Dalam amanatnya Kepala Negara antara lain mengingatkan bahwa pembangunan berkelanjutan harus sekaligus mengamankan kemampuan untuk menunjang langkah yang berikutnya. Dikatakannya bahwa kemampuan, modal, dan sumber daya yang ada tidak boleh dipakai habis pada kurun waktu, tetapi dikembangkan untuk dapat melakukan pembangunan yang lebih meningkat lagi pada kurun waktu berikutnya. Dengan demikian, pembangunan pada hakekatnya harus menjamin kelanjutan dirinya sendiri. Alam lingkungan yang menjadi milik semua generasi bangsa Indonesia sepanjang zaman, harus juga dapat menghidupi dan meningkatkan harkat hidup generasi-generasi yang akan datang.

Ditegaskan oleh Presiden bahwa pandangan ini harus kita pegang teguh, karena tujuan pembangunan kita bukanlah semata-mata untuk mencapai pertumbuhan dan kenikmatan hidup dari segi fisik dan materi. Yang ingin kita capai pada hakekatnya adalah pembangunan Indonesia yang utuh dan pembangunan masyarakat Pancasila, yang serba seimbang dan selaras.

Pada kesempatan itu Presiden telah menyerahkan tanda penghargaan Kalpataru kepada dua orang perintis lingkungan, dua orang penyelamat lingkungan, dan dua orang pengabdi lingkungan.
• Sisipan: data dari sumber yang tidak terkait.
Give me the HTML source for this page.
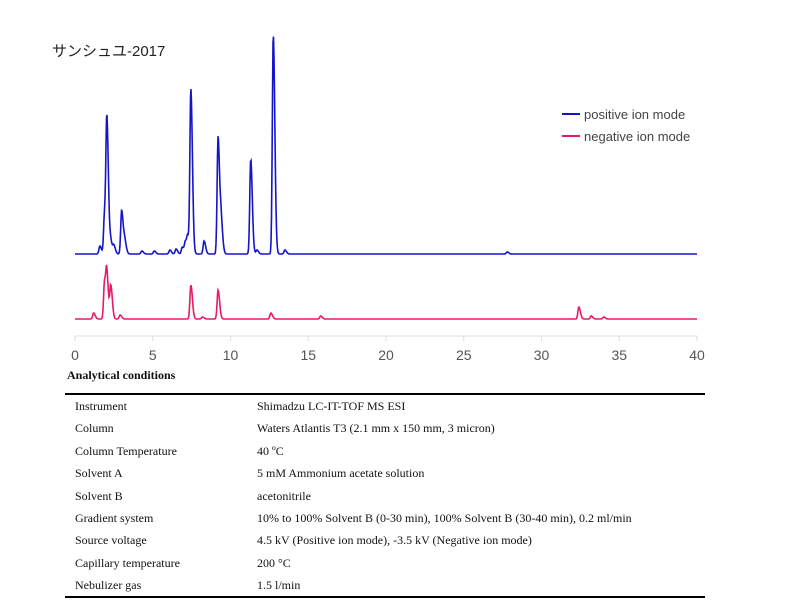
<!DOCTYPE html>
<html><head><meta charset="utf-8"><style>
body{margin:0;background:#fff;width:795px;height:600px;overflow:hidden;position:relative;font-family:"Liberation Sans","Noto Sans CJK JP",sans-serif}
.t{position:absolute;font-family:"Liberation Serif",serif;font-size:12px;color:#111}
</style></head><body>
<svg id="ch" width="795" height="370" style="position:absolute;left:0;top:0">
<text x="52" y="56" font-size="15" fill="#222" font-family="Liberation Sans, Noto Sans CJK JP, sans-serif">サンシュユ-2017</text>
<g>
<line x1="562" y1="114" x2="580" y2="114" stroke="#1414c8" stroke-width="2"/>
<text x="584" y="119" font-size="13" fill="#444">positive ion mode</text>
<line x1="562" y1="136" x2="580" y2="136" stroke="#e8186a" stroke-width="2"/>
<text x="584" y="141" font-size="13" fill="#444">negative ion mode</text>
</g>
</svg>
<div class="t" style="left:67px;top:368px;font-weight:bold">Analytical conditions</div>
<div style="position:absolute;left:65px;top:393px;width:640px;height:2px;background:#000"></div>
<div style="position:absolute;left:65px;top:596px;width:640px;height:2px;background:#000"></div>
<div id="tbl"></div>
<script>
const ticks=[0,5,10,15,20,25,30,35,40];
const posRt=[1.6,1.9,2.05,2.3,2.5,3.0,3.2,4.3,5.1,6.1,6.5,6.9,7.1,7.25,7.45,8.3,9.2,9.4,11.3,11.7,12.75,13.5,27.8];
const posH=[8,40,128,12,8,44,12,3,3,4,5,7,12,15,164,13,118,30,95,4,220,4,2];
const negRt=[1.2,1.9,2.05,2.3,2.9,7.45,8.2,9.2,12.6,15.8,32.4,33.2,34];
const negH=[6,38,40,33,4,34,2,29,6,3,12,3,2];
const svg=document.getElementById('ch');const NS='http://www.w3.org/2000/svg';
const x=v=>75+v*(697-75)/40;
function trace(rt,h,base,color,name){
 let d='';for(let px=75;px<=697;px+=0.5){const t=(px-75)*40/622;let y=0;
  for(let i=0;i<rt.length;i++){const s=t>rt[i]?0.1:0.06;y+=h[i]*Math.exp(-((t-rt[i])**2)/(2*s*s));}
  d+=(d?'L':'M')+px+' '+(base-y).toFixed(1);}
 const p=document.createElementNS(NS,'path');p.setAttribute('d',d);p.setAttribute('fill','none');p.setAttribute('stroke',color);p.setAttribute('stroke-width','1.6');
 
 
 svg.appendChild(p);}
trace(posRt,posH,254,'#1414c8','positive-ion-trace');
trace(negRt,negH,319,'#e8186a','negative-ion-trace');
const ax=document.createElementNS(NS,'line');ax.setAttribute('x1',75);ax.setAttribute('x2',697);ax.setAttribute('y1',336);ax.setAttribute('y2',336);ax.setAttribute('stroke','#ddd');


svg.appendChild(ax);
ticks.forEach(v=>{const l=document.createElementNS(NS,'line');l.setAttribute('x1',x(v));l.setAttribute('x2',x(v));l.setAttribute('y1',336);l.setAttribute('y2',341);l.setAttribute('stroke','#ddd');
 
 
 svg.appendChild(l);
 const t=document.createElementNS(NS,'text');t.setAttribute('x',x(v));t.setAttribute('y',360);t.setAttribute('text-anchor','middle');t.setAttribute('font-size','14');t.setAttribute('fill','#555');t.textContent=v;
 
 
 svg.appendChild(t);});
const rows=[["Instrument","Shimadzu LC-IT-TOF MS ESI"],["Column","Waters Atlantis T3 (2.1 mm x 150 mm, 3 micron)"],["Column Temperature","40 ºC"],["Solvent A","5 mM Ammonium acetate solution"],["Solvent B","acetonitrile"],["Gradient system","10% to 100% Solvent B (0-30 min), 100% Solvent B (30-40 min), 0.2 ml/min"],["Source voltage","4.5 kV (Positive ion mode), -3.5 kV (Negative ion mode)"],["Capillary temperature","200 °C"],["Nebulizer gas","1.5 l/min"]];
const tb=document.getElementById('tbl');
rows.forEach((r,i)=>{const top=399+i*22.4;
 const a=document.createElement('div');a.className='t';a.style.left='75px';a.style.top=top+'px';a.textContent=r[0];
 
 
 tb.appendChild(a);
 const b=document.createElement('div');b.className='t';b.style.left='257px';b.style.top=top+'px';b.textContent=r[1];
 
 
 tb.appendChild(b);});
</script>
</body></html>
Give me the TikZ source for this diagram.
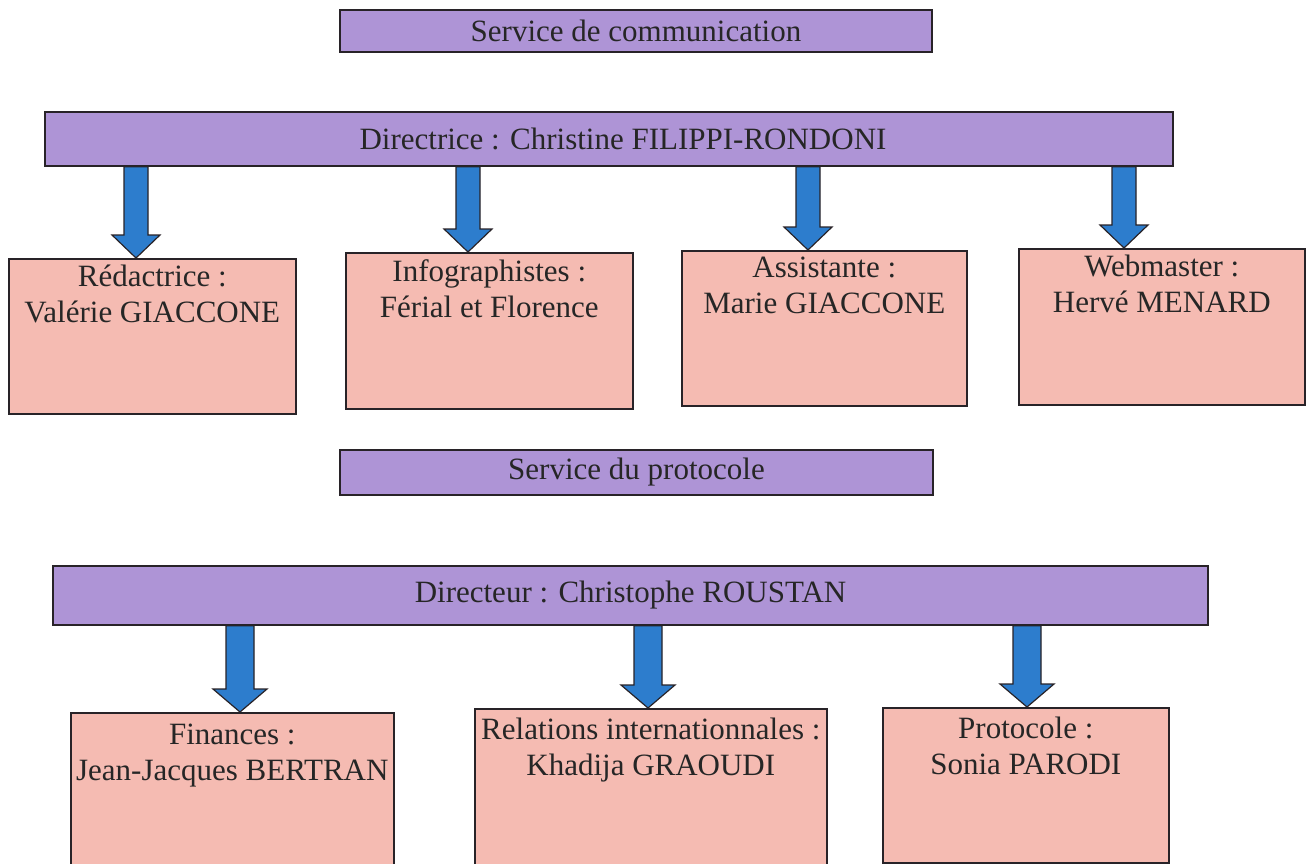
\documentclass[tikz,border=0pt]{standalone}
\usepackage{fontspec}
\setmainfont{Liberation Serif}
\usetikzlibrary{calc}
\definecolor{barpurple}{RGB}{174,148,214}
\definecolor{boxpink}{RGB}{245,187,178}
\definecolor{arrblue}{RGB}{45,125,205}
\definecolor{edge}{RGB}{40,35,40}
\tikzset{
  purplebar/.style={draw=edge, line width=1.6pt, fill=barpurple, inner sep=0pt,
    font=\fontsize{31}{36}\selectfont, text=black!85},
  pinkbox/.style={draw=edge, line width=1.6pt, fill=boxpink, inner sep=0pt},
  boxtext/.style={inner sep=0pt, align=center, anchor=north,
    font=\fontsize{31}{36}\selectfont, text=black!85},
  bluearrow/.style={draw=edge, line width=1.2pt, fill=arrblue, line join=miter}
}
\newcommand\blockarr[5]{% start, end, shaft half width, head half width, head height
  \draw[bluearrow] ($(#1)+(-#3,0)$) -- ($(#2)+(-#3,-#5)$) -- ($(#2)+(-#4,-#5)$) -- (#2)
    -- ($(#2)+(#4,-#5)$) -- ($(#2)+(#3,-#5)$) -- ($(#1)+(#3,0)$) -- cycle;}
\begin{document}
\begin{tikzpicture}[x=1pt,y=-1pt]
\useasboundingbox (0,0) rectangle (1306,864);
\fill[white] (0,0) rectangle (1306,864);
% ---------- Service de communication ----------
\node[purplebar, minimum width=592pt, minimum height=42pt] (t1) at (636,31) {Service de communication};
\node[purplebar, minimum width=1128pt, minimum height=54pt] (dir1) at (609,139) {\hspace*{28pt}Directrice : Christine FILIPPI-RONDONI};
\node[pinkbox, minimum width=287pt, minimum height=155pt, anchor=north west] (b1) at (8,258) {};
\node[pinkbox, minimum width=287pt, minimum height=156pt, anchor=north west] (b2) at (345,252) {};
\node[pinkbox, minimum width=285pt, minimum height=155pt, anchor=north west] (b3) at (681,250) {};
\node[pinkbox, minimum width=286pt, minimum height=156pt, anchor=north west] (b4) at (1018,248) {};
\node[boxtext] (b1t) at ($(b1.north)+(0,7)$) {Rédactrice :\\Valérie GIACCONE};
\node[boxtext] (b2t) at ($(b2.north)+(0,7)$) {Infographistes :\\Férial et Florence};
\node[boxtext] (b3t) at ($(b3.north)+(0,7)$) {Assistante :\\Marie GIACCONE};
\node[boxtext] (b4t) at ($(b4.north)+(0,7)$) {Webmaster :\\Hervé MENARD};
\coordinate (e1) at (136,258);
\coordinate (e2) at (468,252);
\coordinate (e3) at (808,250);
\coordinate (e4) at (1124,248);
\foreach \i in {1,...,4}{
  \coordinate (s\i) at (dir1.south -| e\i);
  \blockarr{s\i}{e\i}{12}{24}{23}
}
% ---------- Service du protocole ----------
\node[purplebar, minimum width=593pt, minimum height=45pt] (t2) at (636.5,472.5) {Service du protocole};
\node[purplebar, minimum width=1155pt, minimum height=59pt] (dir2) at (630.5,595.5) {\raisebox{5pt}{Directeur : Christophe ROUSTAN}};
\node[pinkbox, minimum width=323pt, minimum height=152pt, anchor=north west] (c1) at (70,712) {};
\node[pinkbox, minimum width=352pt, minimum height=156pt, anchor=north west] (c2) at (474,708) {};
\node[pinkbox, minimum width=286pt, minimum height=155pt, anchor=north west] (c3) at (882,707) {};
\node[boxtext] (c1t) at ($(c1.north)+(0,12)$) {Finances :\\Jean-Jacques BERTRAN};
\node[boxtext] (c2t) at ($(c2.north)+(0,10)$) {Relations internationnales :\\Khadija GRAOUDI};
\node[boxtext] (c3t) at ($(c3.north)+(0,10)$) {Protocole :\\Sonia PARODI};
\coordinate (f1) at (240,712);
\coordinate (f2) at (648,708);
\coordinate (f3) at (1027,707);
\foreach \i in {1,2,3}{
  \coordinate (r\i) at (dir2.south -| f\i);
  \blockarr{r\i}{f\i}{14}{27}{23}
}
\end{tikzpicture}
\end{document}
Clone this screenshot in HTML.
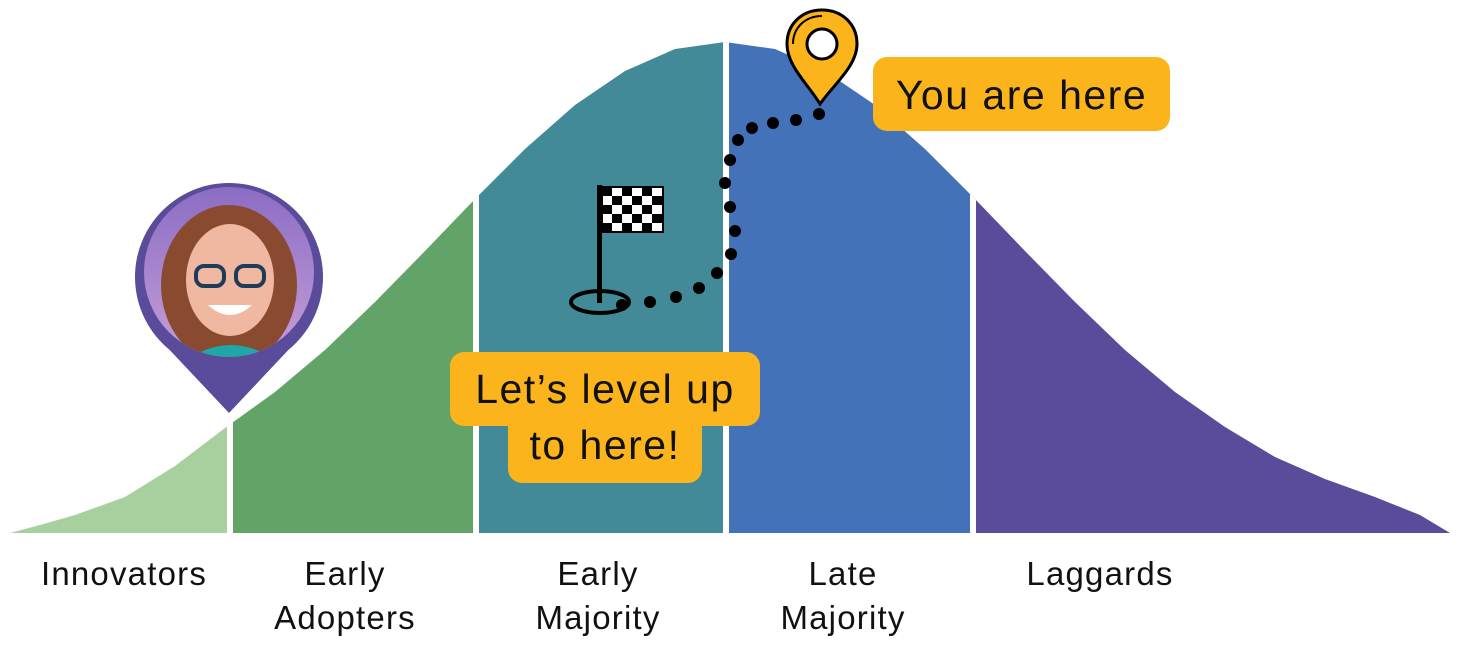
<!DOCTYPE html>
<html><head><meta charset="utf-8"><style>
html,body{margin:0;padding:0;background:#fff;}
body{width:1462px;height:653px;overflow:hidden;position:relative;font-family:"Liberation Sans",sans-serif;}
.lbl{position:absolute;font-size:33px;letter-spacing:1.2px;color:#111;text-align:center;line-height:44px;transform:translateX(-50%);white-space:nowrap;}
.bub{position:absolute;background:#fbb41c;border-radius:14px;color:#111;font-size:41px;letter-spacing:1.5px;}
</style></head><body>
<svg width="1462" height="653" style="position:absolute;left:0;top:0">
<defs>
<clipPath id="bell"><path d="M10,533 L40,525 L75,515 L125,497 L175,466 L225,428 L275,392 L325,350 L375,302 L425,251 L475,199 L525,149 L575,105 L625,71 L675,49 L725,42 L775,49 L825,71 L875,105 L925,149 L975,199 L1025,251 L1075,302 L1125,350 L1175,392 L1225,427 L1275,457 L1325,479 L1375,497 L1420,515 L1450,533 Z"/></clipPath>
<clipPath id="face"><circle cx="229" cy="272" r="85"/></clipPath>
<linearGradient id="bg" x1="0" y1="0" x2="0" y2="1"><stop offset="0" stop-color="#8a6cc4"/><stop offset="1" stop-color="#c9a0d8"/></linearGradient>
</defs>
<g clip-path="url(#bell)">
<rect x="0" y="0" width="230" height="540" fill="#a8cf9e"/>
<rect x="230" y="0" width="246" height="540" fill="#62a467"/>
<rect x="476" y="0" width="250" height="540" fill="#438a98"/>
<rect x="726" y="0" width="247" height="540" fill="#4472b8"/>
<rect x="973" y="0" width="490" height="540" fill="#5a4c9a"/>
<rect x="227" y="0" width="6" height="540" fill="#fff"/>
<rect x="473" y="0" width="6" height="540" fill="#fff"/>
<rect x="723" y="0" width="6" height="540" fill="#fff"/>
<rect x="970" y="0" width="6" height="540" fill="#fff"/>
</g>
<path d="M165,345 L229,413 L293,345 Z" fill="#5a4c9a"/>
<circle cx="229" cy="277" r="94" fill="#5a4c9a"/>
<g clip-path="url(#face)">
<rect x="140" y="185" width="180" height="180" fill="url(#bg)"/>
<ellipse cx="229" cy="285" rx="68" ry="80" fill="#8a4a30"/>
<ellipse cx="230" cy="280" rx="44" ry="56" fill="#f0b8a0"/>
<path d="M175,370 Q229,320 290,370 Z" fill="#1fa7a8"/>
<rect x="196" y="266" width="28" height="20" rx="8" fill="none" stroke="#1e3c5a" stroke-width="4"/>
<rect x="236" y="266" width="28" height="20" rx="8" fill="none" stroke="#1e3c5a" stroke-width="4"/>
<path d="M208,305 Q230,325 252,305 Z" fill="#fff"/>
</g>
<g fill="#000">
<circle cx="622" cy="305" r="6"/><circle cx="650" cy="302" r="6"/><circle cx="676" cy="297" r="6"/><circle cx="699" cy="288" r="6"/><circle cx="717" cy="273" r="6"/><circle cx="731" cy="254" r="6"/><circle cx="735" cy="231" r="6"/><circle cx="730" cy="207" r="6"/><circle cx="725" cy="183" r="6"/><circle cx="730" cy="160" r="6"/><circle cx="738" cy="140" r="6"/><circle cx="752" cy="128" r="6"/><circle cx="773" cy="123" r="6"/><circle cx="796" cy="120" r="6"/><circle cx="819" cy="114" r="6"/>
</g>
<ellipse cx="600" cy="302" rx="29" ry="11" fill="none" stroke="#000" stroke-width="4"/>
<rect x="597" y="185" width="5" height="118" fill="#000"/>
<g fill="#000">
<rect x="602" y="187" width="61" height="45" fill="#fff" stroke="#000" stroke-width="2"/>
<rect x="602" y="187" width="10" height="9"/><rect x="622" y="187" width="10" height="9"/><rect x="642" y="187" width="10" height="9"/>
<rect x="612" y="196" width="10" height="9"/><rect x="632" y="196" width="10" height="9"/><rect x="652" y="196" width="11" height="9"/>
<rect x="602" y="205" width="10" height="9"/><rect x="622" y="205" width="10" height="9"/><rect x="642" y="205" width="10" height="9"/>
<rect x="612" y="214" width="10" height="9"/><rect x="632" y="214" width="10" height="9"/><rect x="652" y="214" width="11" height="9"/>
<rect x="602" y="223" width="10" height="9"/><rect x="622" y="223" width="10" height="9"/><rect x="642" y="223" width="10" height="9"/>
</g>
<path d="M820,104 C808,84 787,66 787,44 C787,24 802,10 822,10 C842,10 857,24 857,44 C857,66 834,84 820,104 Z" fill="#fbb41c" stroke="#000" stroke-width="3"/>
<path d="M793,44 C793,28 805,16 822,16" fill="none" stroke="#000" stroke-width="2"/>
<circle cx="822" cy="44" r="15" fill="#fff" stroke="#000" stroke-width="3"/>
</svg>
<div class="bub" style="left:873px;top:57px;width:297px;height:74px;line-height:76px;text-align:center;">You are here</div>
<div class="bub" style="left:450px;top:352px;width:310px;height:74px;"></div>
<div class="bub" style="left:508px;top:410px;width:194px;height:73px;"></div>
<div style="position:absolute;left:450px;top:361px;width:310px;text-align:center;font-size:41px;letter-spacing:1.5px;line-height:56px;color:#111;">Let’s level up<br>to here!</div>
<div class="lbl" style="left:124px;top:552px;">Innovators</div>
<div class="lbl" style="left:345px;top:552px;">Early<br>Adopters</div>
<div class="lbl" style="left:598px;top:552px;">Early<br>Majority</div>
<div class="lbl" style="left:843px;top:552px;">Late<br>Majority</div>
<div class="lbl" style="left:1100px;top:552px;">Laggards</div>
</body></html>
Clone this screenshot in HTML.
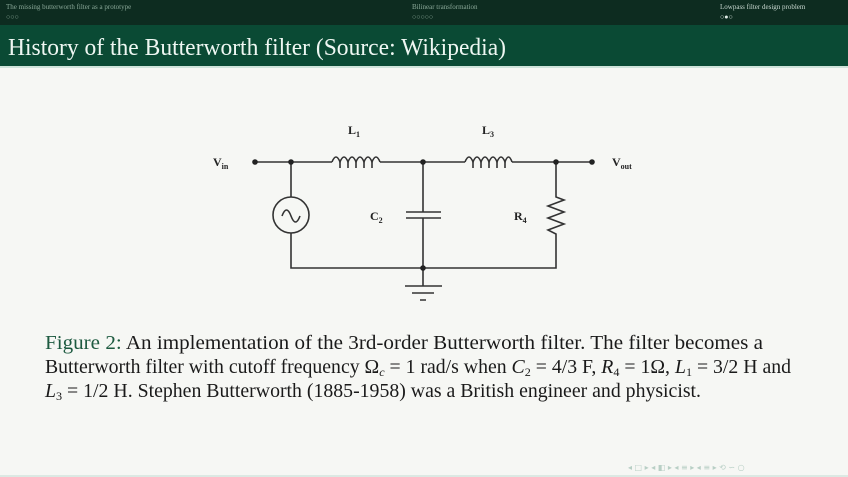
<!DOCTYPE html>
<html><head><meta charset="utf-8"><style>
html,body{margin:0;padding:0;}
body{width:848px;height:477px;overflow:hidden;background:#f6f7f4;font-family:"Liberation Serif",serif;position:relative;}
</style></head><body>
<svg width="848" height="477" viewBox="0 0 848 477" style="position:absolute;left:0;top:0">
<rect x="0" y="0" width="848" height="25" fill="#0d2c20"/>
<rect x="0" y="25" width="848" height="41" fill="#0a4a34"/>
<rect x="0" y="66" width="848" height="2" fill="#cfe3da"/>
<g font-family="Liberation Serif" font-size="7" fill="#8aa898">
<text x="6" y="9">The missing butterworth filter as a prototype</text>
<text x="6" y="19">○○○</text>
<text x="412" y="9">Bilinear transformation</text>
<text x="412" y="19">○○○○○</text>
<text x="720" y="9" fill="#c9d8d0">Lowpass filter design problem</text>
<text x="720" y="19" fill="#e0ece6">○●○</text>
</g>
<text x="8" y="55" font-family="Liberation Serif" font-size="24" fill="#eef7f2" textLength="498" lengthAdjust="spacingAndGlyphs">History of the Butterworth filter (Source: Wikipedia)</text>

<g stroke="#333" stroke-width="1.6" fill="none">
<path d="M255 162 H332 M380 162 H465 M512 162 H592"/>
<path d="M332 162 q4 -10 8 0 q4 -10 8 0 q4 -10 8 0 q4 -10 8 0 q4 -10 8 0 q4 -10 8 0"/>
<path d="M340 162 v6 M348 162 v6 M356 162 v6 M364 162 v6 M372 162 v6"/>
<path d="M465 162 q4 -10 8 0 q4 -10 8 0 q4 -10 8 0 q4 -10 8 0 q4 -10 8 0 q3.5 -10 7 0"/>
<path d="M473 162 v6 M481 162 v6 M489 162 v6 M497 162 v6 M505 162 v6"/>
<path d="M291 162 V197 M291 233 V268 H556 V234 L548 230 L564 224 L548 218 L564 212 L548 206 L564 200 L556 197 V162"/>
<circle cx="291" cy="215" r="18"/>
<path d="M282 216 q4.5 -12 9 0 q4.5 12 9 0"/>
<path d="M423 162 V212 M423 218 V268 M406 212 H441 M406 218 H441"/>
<path d="M423 268 V286 M405 286 H442 M412 293 H434 M420 300 H426"/>
</g>
<g fill="#222">
<circle cx="255" cy="162" r="2.8"/><circle cx="291" cy="162" r="2.8"/>
<circle cx="423" cy="162" r="2.8"/><circle cx="556" cy="162" r="2.8"/>
<circle cx="592" cy="162" r="2.8"/><circle cx="423" cy="268" r="2.8"/>
</g>
<g font-family="Liberation Serif" font-size="12" font-weight="bold" fill="#222">
<text x="213" y="166">V<tspan font-size="8" dy="3">in</tspan></text>
<text x="612" y="166">V<tspan font-size="8" dy="3">out</tspan></text>
<text x="348" y="134">L<tspan font-size="8" dy="3">1</tspan></text>
<text x="482" y="134">L<tspan font-size="8" dy="3">3</tspan></text>
<text x="370" y="220">C<tspan font-size="8" dy="3">2</tspan></text>
<text x="514" y="220">R<tspan font-size="8" dy="3">4</tspan></text>
</g>
<g font-family="Liberation Serif" font-size="19.5" fill="#1a1a1a">
<text x="45" y="349" textLength="718" lengthAdjust="spacingAndGlyphs"><tspan fill="#1d5a40">Figure 2:</tspan> An implementation of the 3rd-order Butterworth filter. The filter becomes a</text>
<text x="45" y="373" textLength="746" lengthAdjust="spacingAndGlyphs">Butterworth filter with cutoff frequency Ω<tspan font-style="italic" font-size="12" dy="3">c</tspan><tspan dy="-3"> = 1 rad/s when </tspan><tspan font-style="italic">C</tspan><tspan font-size="12" dy="3">2</tspan><tspan dy="-3"> = 4/3 F, </tspan><tspan font-style="italic">R</tspan><tspan font-size="12" dy="3">4</tspan><tspan dy="-3"> = 1Ω, </tspan><tspan font-style="italic">L</tspan><tspan font-size="12" dy="3">1</tspan><tspan dy="-3"> = 3/2 H and</tspan></text>
<text x="45" y="397" textLength="656" lengthAdjust="spacingAndGlyphs"><tspan font-style="italic">L</tspan><tspan font-size="12" dy="3">3</tspan><tspan dy="-3"> = 1/2 H. Stephen Butterworth (1885-1958) was a British engineer and physicist.</tspan></text>
</g>
<g font-family="DejaVu Sans" font-size="8" fill="#b8cfc5">
<text x="628" y="470">◂ □ ▸ ◂ ◧ ▸ ◂ ≡ ▸ ◂ ≡ ▸  ⟲  ∽ ○</text>
</g>
<rect x="0" y="475" width="848" height="2" fill="#dce9e3"/>
</svg>
</body></html>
Sementara itu penghargaan Adipura tahun 1988 diberikan kepada Walikota Surabaya, Surakarta, Padang, Jambi, Bogor, BukitTinggi, dan Magelang. Penghargaan Adipura diberikan karena kota-kota tersebut dinilai bersih, sehat dan indah.

KAMIS, 7 JUNI 1990

Pagi ini Presiden Soeharto memimpin sidang kabinet terbatas bidang Ekuin yang berlangsung di Bina Graha. Didalam sidang hari ini Presiden Soeharto menetapkan Menko Ekuin Radius Prawiro dan Menteri Luar Negeri Ali Alatas masing-masing sebagai koordinator dan wakil koordinator program aksi lndonesia dalam rangka melaksanakan keputusan KTT G-15 di Kuala Lumpur. Selain itu Presiden memerintahkan kepada para menteri terkait untuk hasil-hasil sidang KTT G-15 itu.